Pasada la media noche, en la soledad de la estancia, acompañado -como siempre que escribo- de mi perro, aún me hago esa pregunta. Me distraigo un momento para volver a ver aquel legendario gol de Maradona ante Inglaterra en el Mundial 86. Escucho la narración de Víctor Hugo Morales, la emoción con la que el cronista acompaña al 10 argentino mientras va –con el balón prácticamente atado al botín– desparramando en el terreno a los otrora orgullosos ingleses, aquellos cuyos antepasados crearon las reglas del juego, para que un siglo después un chaparrito bonaerense las transformara en un poema.
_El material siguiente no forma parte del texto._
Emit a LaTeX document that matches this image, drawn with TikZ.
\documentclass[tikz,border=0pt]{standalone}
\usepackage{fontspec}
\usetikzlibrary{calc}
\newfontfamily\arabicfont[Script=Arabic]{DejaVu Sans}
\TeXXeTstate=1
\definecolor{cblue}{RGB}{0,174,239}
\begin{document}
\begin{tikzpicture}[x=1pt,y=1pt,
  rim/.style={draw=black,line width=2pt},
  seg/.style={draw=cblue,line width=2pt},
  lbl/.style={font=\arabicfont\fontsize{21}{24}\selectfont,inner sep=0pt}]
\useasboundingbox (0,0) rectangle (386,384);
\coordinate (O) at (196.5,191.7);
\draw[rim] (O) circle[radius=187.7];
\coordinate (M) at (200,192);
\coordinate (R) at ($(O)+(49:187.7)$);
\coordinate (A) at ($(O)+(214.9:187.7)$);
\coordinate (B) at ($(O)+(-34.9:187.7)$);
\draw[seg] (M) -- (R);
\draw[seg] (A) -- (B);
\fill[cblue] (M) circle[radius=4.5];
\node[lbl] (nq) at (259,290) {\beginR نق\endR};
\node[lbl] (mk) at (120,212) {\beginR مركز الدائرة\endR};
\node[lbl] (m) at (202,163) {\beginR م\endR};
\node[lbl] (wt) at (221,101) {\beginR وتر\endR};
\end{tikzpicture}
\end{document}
Se trata de una narración dotada de épica, una auténtica crónica periodística de tan solo unos segundos de duración que raya, también, en los límites de la literatura:

“La va a tocar para Diego, ahí la tiene Maradona, lo marcan dos, pisa la pelota Maradona, arranca por la derecha el genio del fútbol mundial, deja el tendal y va a tocar para Burruchaga… ¡Siempre Maradona! ¡Genio! ¡Genio! ¡Genio! Ta-ta-ta-ta-ta-ta-ta-ta… ¡¡GOOOOOOOOL!!! ¡¡¡¡GOOOOOL!!!! ¡Quiero llorar! ¡Dios Santo, viva el fútbol! ¡Golaaazooo! ¡Diegoooool! ¡Maradona! Es para llorar, perdónenme… Maradona, en recorrida memorable, en la jugada de todos los tiempos… Barrilete cósmico… ¿De qué planeta viniste para dejar en el camino a tanto inglés, para que el país sea un puño apretado gritando por Argentina? Argentina 2 – Inglaterra 0. Diegol, Diegol, Diego Armando Maradona… Gracias, Dios, por el fútbol, por Maradona, por estas lágrimas, por este Argentina 2-Inglaterra 0…”. Luego la voz que se corta y el feliz silencio que siempre llega después del éxtasis.

A la sazón todo se ilumina un poco. Viajo en el tiempo hasta el estudio de la casa materna, vuelvo a ser ese adolescente de 14 años que ha estado pegado a todos los partidos del mundial que se jugó en tierras mexicanas. Soy ese chico que, tirado en el suelo, mira a la televisión con la ilusión intacta, aquel que no conoce los entretelones del drama futbolístico y que está solamente dispuesto a dejarse llevar por esos hombrecitos de pantalla que corren tras la pelota mientras sobre sus espaldas llevan la emoción de miles de chicos como yo. Nostalgia pura, recuerdos de tiempos felices en los que todo parecía más fácil y en los que uno ignoraba lo que se iba a encontrar en el largo camino de baldosas amarillas que no va derecho hacia la tierra de Oz, sino a lugares mucho más tenebrosos y lúgubres en los que supuestamente no existen magos milagrosos, al menos hasta que aparecen personajes como Maradona para demostrarnos lo contrario.

Entonces me doy cuenta de la razón de estas líneas, por qué durante todo el 25 de noviembre de 2020 sentí que tenía que terminar el día sentado frente al papel electrónico para escribir sobre el Diego: porque soy uno de tantos que ha entendido que a veces la felicidad tiene forma de balón y que uno puede ser capaz de reencontrarse momentáneamente con ella, sobre todo cuando recuerda cómo la trajeron hasta tu sala los profetas de lo feliz, aquellos predicadores de una fe que no glorifica la culpa sino que se la pasa por el caño para terminar enterrándola en una portería. Diego Armando Maradona, cuando estuvo en la cancha, fue uno de ellos…

Mi intento de elegía está completo. Será uno más de tantos que se van a publicar en los próximos días, meses o incluso años. Porque está claro que Maradona ha pasado a formar parte de ese panteón que está reservado para los inolvidables, para aquellos que han dejado huella tanto en las masas como en los individuos que las conforman. Y sí, algo muy importante hizo el mítico Pelusa para que todas las redacciones del mundo se detuvieran, para que los canales de televisión volcaran horas de transmisión hablando de su carrera, de sus altibajos personales, de sus constantes luchas, para que ya entrada la madrugada del día 26, un aspirante a contar las cosas por escrito esté poniéndole punto final a este artículo.

El Diego nos hizo felices, y ello no es poco en este mundo tan convulso en el que los ratos de felicidad se nos escurren constantemente por entre los dedos, todo mientras tratamos de entender por qué esos momentos son tan escasos como los goles en el fútbol de nuestros días, como lo son en el eterno partido de la vida misma.